# To do
Exactly retype the lines of the material from its first line to the line with "['#CBCBCB', '#FDBE00', '#8ABB31', '#B4893C', '#999999'];", including both.

## Start Records provided

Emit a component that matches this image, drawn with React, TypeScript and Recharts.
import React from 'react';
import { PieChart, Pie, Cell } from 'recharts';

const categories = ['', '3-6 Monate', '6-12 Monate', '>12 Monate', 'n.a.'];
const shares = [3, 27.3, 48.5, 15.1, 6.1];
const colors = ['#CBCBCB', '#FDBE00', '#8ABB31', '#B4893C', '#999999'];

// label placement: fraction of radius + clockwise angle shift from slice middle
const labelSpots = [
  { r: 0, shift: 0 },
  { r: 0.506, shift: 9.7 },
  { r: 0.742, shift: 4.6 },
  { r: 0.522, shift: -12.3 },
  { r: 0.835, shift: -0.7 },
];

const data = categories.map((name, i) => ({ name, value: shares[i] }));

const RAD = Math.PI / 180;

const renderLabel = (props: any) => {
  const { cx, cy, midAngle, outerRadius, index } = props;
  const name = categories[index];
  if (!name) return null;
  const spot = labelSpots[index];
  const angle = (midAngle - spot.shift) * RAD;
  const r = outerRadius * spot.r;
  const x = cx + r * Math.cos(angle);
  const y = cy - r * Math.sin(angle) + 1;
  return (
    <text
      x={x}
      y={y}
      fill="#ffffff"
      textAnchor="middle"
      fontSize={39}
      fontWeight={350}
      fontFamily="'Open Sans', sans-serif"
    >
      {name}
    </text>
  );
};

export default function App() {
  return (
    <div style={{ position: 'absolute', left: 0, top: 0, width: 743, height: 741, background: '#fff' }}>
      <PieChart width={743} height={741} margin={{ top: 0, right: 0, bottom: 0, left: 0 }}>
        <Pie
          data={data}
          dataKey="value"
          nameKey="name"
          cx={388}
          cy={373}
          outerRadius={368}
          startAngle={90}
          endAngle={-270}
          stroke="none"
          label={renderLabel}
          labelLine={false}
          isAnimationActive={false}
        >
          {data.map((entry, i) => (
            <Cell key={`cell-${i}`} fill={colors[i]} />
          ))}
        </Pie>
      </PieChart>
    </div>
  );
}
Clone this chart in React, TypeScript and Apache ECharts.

## End Records provided

# The solution
Emit a component that matches this image, drawn with React, TypeScript and Recharts.
import React from 'react';
import { PieChart, Pie, Cell } from 'recharts';

const categories = ['', '3-6 Monate', '6-12 Monate', '>12 Monate', 'n.a.'];
const shares = [3, 27.3, 48.5, 15.1, 6.1];
const colors = ['#CBCBCB', '#FDBE00', '#8ABB31', '#B4893C', '#999999'];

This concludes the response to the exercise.